Sans parler des sources d’eau. Les Morel assurent n’avoir jamais consommé celle du village, au contraire de beaucoup d’habitants. Ils ont bien fait. De nouvelles analyses récemment menées par Behra ont prouvé que son taux d’arsenic naturel dépassait les 10 µg/l. « Soit une eau qu’il ne faut surtout pas boire », insiste le chercheur. Des résultats dont la cause, naturelle ou non, demande encore à être éclaircie par des mesures réalisées par le BRGM, auxquelles prend part le scientifique. Ces dernières devraient être rendues publiques mi-septembre.

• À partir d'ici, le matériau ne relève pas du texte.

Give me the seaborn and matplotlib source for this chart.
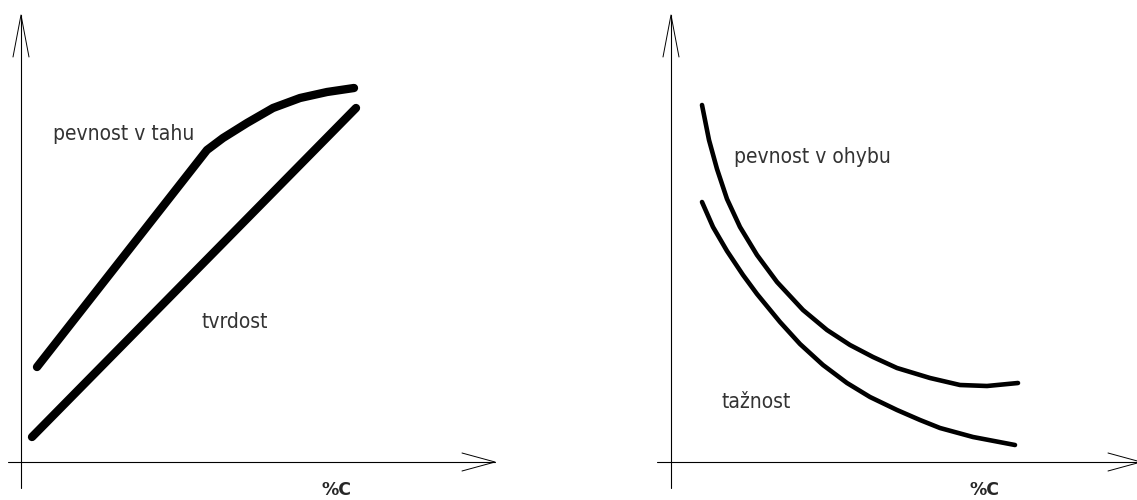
import matplotlib
matplotlib.use('Agg')
import matplotlib.pyplot as plt
import seaborn as sns

# hodnoty (pixely od počátku os)
tah_x = [16, 186, 202, 226, 252, 279, 306, 333]
tah_y = [95, 312, 324, 339, 354, 364, 370, 374]

tvrdost_x = [11, 335]
tvrdost_y = [25, 354]

ohyb_x = [31, 38, 46, 56, 69, 86, 106, 132, 156, 179, 202, 226, 259, 289, 316, 347]
ohyb_y = [357, 322, 293, 263, 235, 207, 180, 152, 132, 117, 105, 94, 84, 77, 76, 79]

taznost_x = [31, 42, 56, 72, 86, 109, 129, 152, 176, 199, 226, 249, 269, 302, 344]
taznost_y = [260, 235, 211, 187, 168, 140, 118, 97, 79, 65, 52, 42, 34, 25, 17]

sns.set_style('white')
plt.rcParams['font.family'] = ['DejaVu Sans']

fig = plt.figure(figsize=(11.37, 5), dpi=100)
ax1 = fig.add_axes([0, 0, 0.5, 1])
ax2 = fig.add_axes([0.5, 0, 0.5, 1])

popis = dict(fontsize=15, color='#333333', va='center', weight='light', stretch='condensed')


def osy(ax, x0, x1):
    # osa y a osa x s otevřenými šipkami
    ax.plot([0, 0], [-26, 447], color='black', lw=0.8)
    ax.plot([x0, x1], [0, 0], color='black', lw=0.8)
    ax.plot([-8, 0, 8], [405, 447, 405], color='black', lw=0.7)
    ax.plot([x1 - 33, x1, x1 - 33], [9, 0, -9], color='black', lw=0.7)


# levý graf
osy(ax1, -13, 474)
sns.lineplot(x=tah_x, y=tah_y, sort=False, ax=ax1, color='black', lw=6,
             solid_capstyle='round', solid_joinstyle='round')
sns.lineplot(x=tvrdost_x, y=tvrdost_y, sort=False, ax=ax1, color='black', lw=6,
             solid_capstyle='round')
ax1.text(32, 328, 'pevnost v tahu', **popis)
ax1.text(181, 140, 'tvrdost', **popis)
ax1.text(315, -28, '%C', fontsize=12.5, fontweight='bold', ha='center', va='center')
ax1.set_xlim(-21, 547.5)
ax1.set_ylim(-38, 462)
ax1.axis('off')

# pravý graf
osy(ax2, -14, 470)
sns.lineplot(x=ohyb_x, y=ohyb_y, sort=False, ax=ax2, color='black', lw=3.3,
             solid_capstyle='round', solid_joinstyle='round')
sns.lineplot(x=taznost_x, y=taznost_y, sort=False, ax=ax2, color='black', lw=3.3,
             solid_capstyle='round', solid_joinstyle='round')
ax2.text(63, 305, 'pevnost v ohybu', **popis)
ax2.text(51, 60, 'tažnost', **popis)
ax2.text(313, -28, '%C', fontsize=12.5, fontweight='bold', ha='center', va='center')
ax2.set_xlim(-102.5, 466)
ax2.set_ylim(-38, 462)
ax2.axis('off')

fig.savefig('out.png', dpi=100)
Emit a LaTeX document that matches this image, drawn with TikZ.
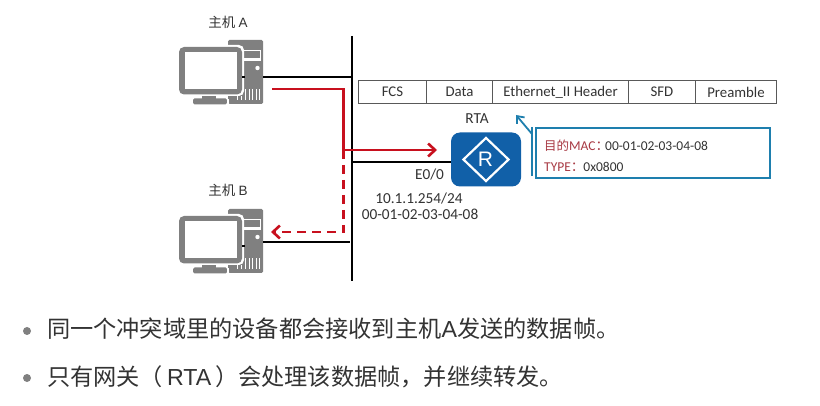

Reste que quinze ans après la supposée réhabilitation du site la population est en colère contre les autorités, qui multiplient les recommandations sanitaires : nettoyer fréquemment les sols des maisons, se laver les mains après avoir travaillé ou joué à l’extérieur, ne pas manger de salade de son jardin… « Regardez ce qu’il s’est passé avec Notre-Dame : ils ont ouvert tout de suite une enquête pour une possible intoxication au plomb des écoles. Nous, ça fait plus d’un siècle que ça dure, et quoi ? » s’impatiente le maire, qui a son idée sur les raisons de cette inaction : « On est un département rural, l’avant-dernier au niveau des résultats économiques, les autorités sont terrifiées à l’idée qu’on abîme le tourisme en parlant de pollution ». Les parents d’élèves des écoles de Conques-sur-Orbiel et Lastours ont lancé une pétition pour demander l’ouverture à la rentrée d’une école sur un site non pollué. L’hypothèse d’une plainte contre X pour empoisonnement est même évoquée par certains, pas découragés par une première déjà déposée en 2005 qui n’a jamais abouti. Cette fois, rugit un habitant, « une ligne rouge a été franchie : on a touché à nos enfants ».